**Problem:** Retype each line exactly. Skip images.
** begin **
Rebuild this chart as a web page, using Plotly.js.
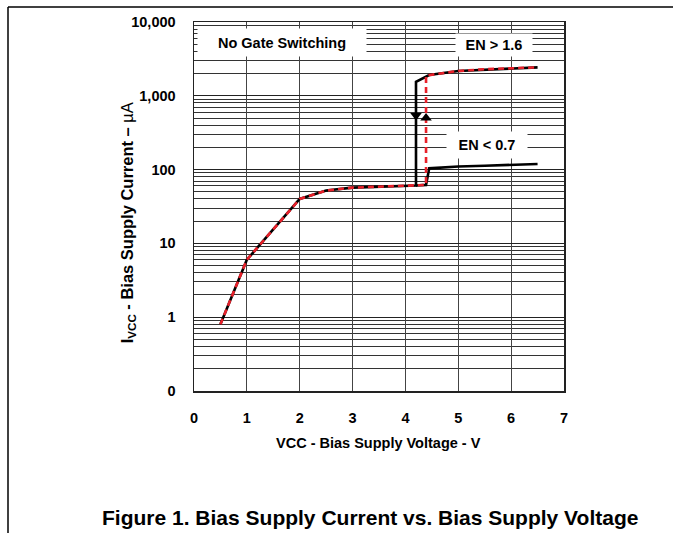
<!DOCTYPE html>
<html>
<head>
<meta charset="utf-8">
<script src="https://cdn.plot.ly/plotly-3.0.1.min.js"></script>
<style>html,body{margin:0;padding:0;background:#fff;}#chart{width:673px;height:533px;}</style>
</head>
<body>
<div id="chart"></div>
<script>
// EN > 1.6, sweeping down (black solid)
const enHighDownV = [6.5, 6.0, 5.5, 5.0, 4.45, 4.2, 4.2, 3.0, 2.5, 2.0, 1.0, 0.5];
const enHighDownI = [2430, 2340, 2290, 2170, 1910, 1550, 61, 57, 52, 40, 6, 0.8];
// EN > 1.6, sweeping up (red dashed)
const enHighUpV = [0.5, 1.0, 2.0, 2.5, 3.0, 4.2, 4.39, 4.39, 4.45, 5.0, 5.5, 6.0, 6.5];
const enHighUpI = [0.8, 6, 40, 52, 57, 61, 62, 1880, 1910, 2170, 2290, 2340, 2430];
// EN < 0.7 (black solid)
const enLowV = [4.2, 4.39, 4.45, 5.0, 5.5, 6.0, 6.5];
const enLowI = [61, 62, 104, 110, 113, 116, 119];
// Direction arrows
const arrowDownV = [4.2], arrowDownI = [540];
const arrowUpV = [4.39], arrowUpI = [500];

const yTickVals = [0.1, 1, 10, 100, 1000, 10000];
const yTickText = ['0', '1', '10', '100', '1,000', '10,000'];
const xTickVals = [0, 1, 2, 3, 4, 5, 6, 7];

const F = 'Arial, "Liberation Sans", Helvetica, sans-serif';
const FS = 14.5;

const traces = [
  {x: enHighDownV, y: enHighDownI, mode: 'lines', line: {color: '#000', width: 2.6}, hoverinfo: 'skip'},
  {x: enLowV, y: enLowI, mode: 'lines', line: {color: '#000', width: 2.6}, hoverinfo: 'skip'},
  {x: enHighUpV, y: enHighUpI, mode: 'lines', line: {color: '#e8202a', width: 2.6, dash: '6px,4px'}, hoverinfo: 'skip'},
  {x: arrowDownV, y: arrowDownI, mode: 'markers', marker: {symbol: 'triangle-down', size: 10, color: '#000'}, hoverinfo: 'skip'},
  {x: arrowUpV, y: arrowUpI, mode: 'markers', marker: {symbol: 'triangle-up', size: 10, color: '#000'}, hoverinfo: 'skip'}
];

const boxFont = {family: F, size: FS, color: '#000'};

const layout = {
  width: 673, height: 533,
  margin: {l: 194, r: 109, t: 22, b: 142},
  paper_bgcolor: '#fff', plot_bgcolor: '#fff',
  showlegend: false,
  font: {family: F, color: '#000'},
  xaxis: {
    range: [0, 7], tickvals: xTickVals, ticks: '', showgrid: true,
    gridcolor: '#444', gridwidth: 1.2, zeroline: false,
    showline: true, linecolor: '#222', linewidth: 1.5, mirror: true,
    tickfont: {family: F, size: FS, weight: 'bold', color: '#000'},
    ticklabelstandoff: 13, fixedrange: true
  },
  yaxis: {
    type: 'log', range: [-1, 4], tickvals: yTickVals, ticktext: yTickText, ticks: '',
    showgrid: true, gridcolor: '#222', gridwidth: 1.2, zeroline: false,
    showline: true, linecolor: '#222', linewidth: 1.5, mirror: true,
    tickfont: {family: F, size: FS, weight: 'bold', color: '#000'},
    ticklabelstandoff: 14,
    minor: {dtick: 'D1', showgrid: true, gridcolor: '#333', gridwidth: 1, ticks: ''},
    fixedrange: true
  },
  annotations: [
    {x: 1.665, y: 3.729, xref: 'x', yref: 'y', text: '<b>No Gate Switching</b>', showarrow: false,
     xanchor: 'center', yanchor: 'middle', bgcolor: '#fff', width: 166, height: 25, font: boxFont},
    {x: 5.68, y: 3.69, xref: 'x', yref: 'y', text: '<b>EN > 1.6</b>', showarrow: false,
     xanchor: 'center', yanchor: 'middle', bgcolor: '#fff', width: 74, height: 20, font: boxFont},
    {x: 5.55, y: 2.333, xref: 'x', yref: 'y', text: '<b>EN < 0.7</b>', showarrow: false,
     xanchor: 'center', yanchor: 'middle', bgcolor: '#fff', width: 78, height: 24, font: boxFont},
    {x: 0.4986, y: -0.141, xref: 'paper', yref: 'paper', text: '<b>VCC - Bias Supply Voltage - V</b>',
     xanchor: 'center', yanchor: 'middle', showarrow: false, font: {family: F, size: FS, color: '#000'}},
    {x: -0.178, y: 0.455, xref: 'paper', yref: 'paper',
     text: '<b>I<sub>VCC</sub> - Bias Supply Current – </b>µA',
     xanchor: 'center', yanchor: 'middle',
     textangle: -90, showarrow: false, font: {family: F, size: 16.5, color: '#000'}},
    {x: 0.4757, y: -0.344, xref: 'paper', yref: 'paper',
     text: '<b>Figure 1. Bias Supply Current vs. Bias Supply Voltage</b>',
     xanchor: 'center', yanchor: 'middle',
     showarrow: false, font: {family: F, size: 21, color: '#000'}}
  ],
  shapes: [
    {type: 'line', xref: 'paper', yref: 'paper', x0: -0.5027, x1: 1.30, y0: 1.0407, y1: 1.0407, line: {color: '#000', width: 1.5}},
    {type: 'line', xref: 'paper', yref: 'paper', x0: -0.5027, x1: -0.5027, y0: 1.0407, y1: -0.40, line: {color: '#000', width: 1.5}}
  ]
};

Plotly.newPlot('chart', traces, layout, {staticPlot: true, displayModeBar: false});
</script>
</body>
</html>
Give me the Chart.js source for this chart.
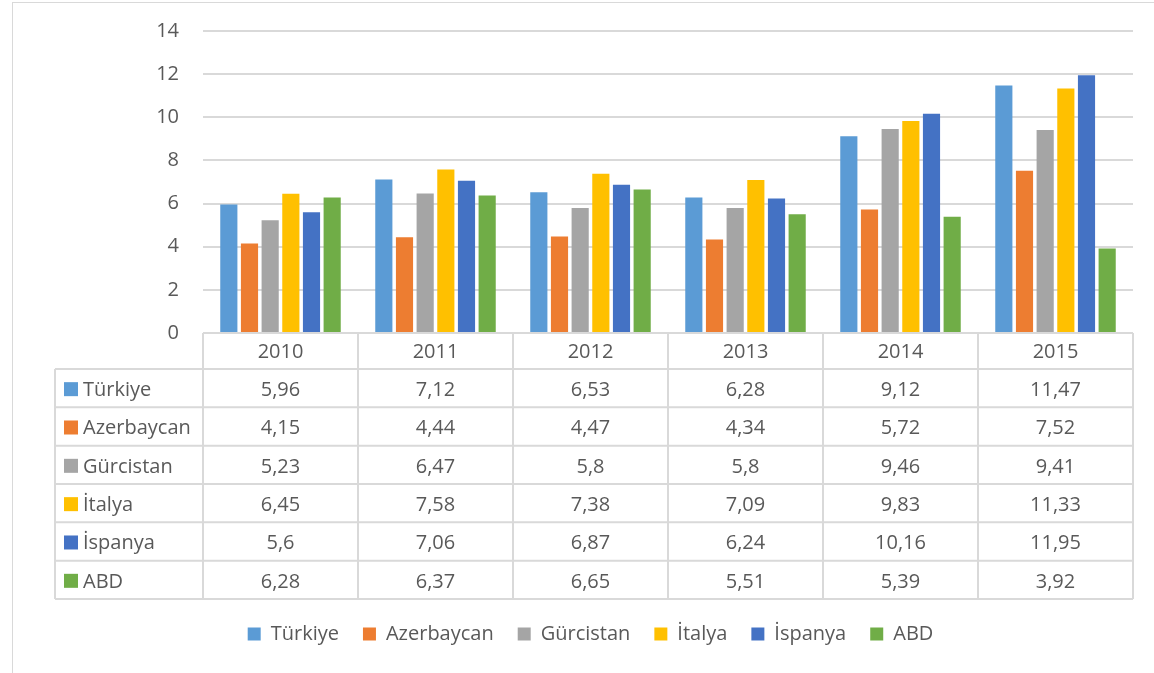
** end **
**Completed task:**
Rebuild this chart as a web page, using Plotly.js.
<!DOCTYPE html>
<html>
<head>
<meta charset="utf-8">
<script src="https://cdn.plot.ly/plotly-3.0.1.min.js"></script>
<style>html,body{margin:0;padding:0;background:#fff;}#chart{width:673px;height:533px;}</style>
</head>
<body>
<div id="chart"></div>
<script>
// EN > 1.6, sweeping down (black solid)
const enHighDownV = [6.5, 6.0, 5.5, 5.0, 4.45, 4.2, 4.2, 3.0, 2.5, 2.0, 1.0, 0.5];
const enHighDownI = [2430, 2340, 2290, 2170, 1910, 1550, 61, 57, 52, 40, 6, 0.8];
// EN > 1.6, sweeping up (red dashed)
const enHighUpV = [0.5, 1.0, 2.0, 2.5, 3.0, 4.2, 4.39, 4.39, 4.45, 5.0, 5.5, 6.0, 6.5];
const enHighUpI = [0.8, 6, 40, 52, 57, 61, 62, 1880, 1910, 2170, 2290, 2340, 2430];
// EN < 0.7 (black solid)
const enLowV = [4.2, 4.39, 4.45, 5.0, 5.5, 6.0, 6.5];
const enLowI = [61, 62, 104, 110, 113, 116, 119];
// Direction arrows
const arrowDownV = [4.2], arrowDownI = [540];
const arrowUpV = [4.39], arrowUpI = [500];

const yTickVals = [0.1, 1, 10, 100, 1000, 10000];
const yTickText = ['0', '1', '10', '100', '1,000', '10,000'];
const xTickVals = [0, 1, 2, 3, 4, 5, 6, 7];

const F = 'Arial, "Liberation Sans", Helvetica, sans-serif';
const FS = 14.5;

const traces = [
  {x: enHighDownV, y: enHighDownI, mode: 'lines', line: {color: '#000', width: 2.6}, hoverinfo: 'skip'},
  {x: enLowV, y: enLowI, mode: 'lines', line: {color: '#000', width: 2.6}, hoverinfo: 'skip'},
  {x: enHighUpV, y: enHighUpI, mode: 'lines', line: {color: '#e8202a', width: 2.6, dash: '6px,4px'}, hoverinfo: 'skip'},
  {x: arrowDownV, y: arrowDownI, mode: 'markers', marker: {symbol: 'triangle-down', size: 10, color: '#000'}, hoverinfo: 'skip'},
  {x: arrowUpV, y: arrowUpI, mode: 'markers', marker: {symbol: 'triangle-up', size: 10, color: '#000'}, hoverinfo: 'skip'}
];

const boxFont = {family: F, size: FS, color: '#000'};

const layout = {
  width: 673, height: 533,
  margin: {l: 194, r: 109, t: 22, b: 142},
  paper_bgcolor: '#fff', plot_bgcolor: '#fff',
  showlegend: false,
  font: {family: F, color: '#000'},
  xaxis: {
    range: [0, 7], tickvals: xTickVals, ticks: '', showgrid: true,
    gridcolor: '#444', gridwidth: 1.2, zeroline: false,
    showline: true, linecolor: '#222', linewidth: 1.5, mirror: true,
    tickfont: {family: F, size: FS, weight: 'bold', color: '#000'},
    ticklabelstandoff: 13, fixedrange: true
  },
  yaxis: {
    type: 'log', range: [-1, 4], tickvals: yTickVals, ticktext: yTickText, ticks: '',
    showgrid: true, gridcolor: '#222', gridwidth: 1.2, zeroline: false,
    showline: true, linecolor: '#222', linewidth: 1.5, mirror: true,
    tickfont: {family: F, size: FS, weight: 'bold', color: '#000'},
    ticklabelstandoff: 14,
    minor: {dtick: 'D1', showgrid: true, gridcolor: '#333', gridwidth: 1, ticks: ''},
    fixedrange: true
  },
  annotations: [
    {x: 1.665, y: 3.729, xref: 'x', yref: 'y', text: '<b>No Gate Switching</b>', showarrow: false,
     xanchor: 'center', yanchor: 'middle', bgcolor: '#fff', width: 166, height: 25, font: boxFont},
    {x: 5.68, y: 3.69, xref: 'x', yref: 'y', text: '<b>EN > 1.6</b>', showarrow: false,
     xanchor: 'center', yanchor: 'middle', bgcolor: '#fff', width: 74, height: 20, font: boxFont},
    {x: 5.55, y: 2.333, xref: 'x', yref: 'y', text: '<b>EN < 0.7</b>', showarrow: false,
     xanchor: 'center', yanchor: 'middle', bgcolor: '#fff', width: 78, height: 24, font: boxFont},
    {x: 0.4986, y: -0.141, xref: 'paper', yref: 'paper', text: '<b>VCC - Bias Supply Voltage - V</b>',
     xanchor: 'center', yanchor: 'middle', showarrow: false, font: {family: F, size: FS, color: '#000'}},
    {x: -0.178, y: 0.455, xref: 'paper', yref: 'paper',
     text: '<b>I<sub>VCC</sub> - Bias Supply Current – </b>µA',
     xanchor: 'center', yanchor: 'middle',
     textangle: -90, showarrow: false, font: {family: F, size: 16.5, color: '#000'}},
    {x: 0.4757, y: -0.344, xref: 'paper', yref: 'paper',
     text: '<b>Figure 1. Bias Supply Current vs. Bias Supply Voltage</b>',
     xanchor: 'center', yanchor: 'middle',
     showarrow: false, font: {family: F, size: 21, color: '#000'}}
  ],
  shapes: [
    {type: 'line', xref: 'paper', yref: 'paper', x0: -0.5027, x1: 1.30, y0: 1.0407, y1: 1.0407, line: {color: '#000', width: 1.5}},
    {type: 'line', xref: 'paper', yref: 'paper', x0: -0.5027, x1: -0.5027, y0: 1.0407, y1: -0.40, line: {color: '#000', width: 1.5}}
  ]
};

Plotly.newPlot('chart', traces, layout, {staticPlot: true, displayModeBar: false});
</script>
</body>
</html>
Give me the Chart.js source for this chart.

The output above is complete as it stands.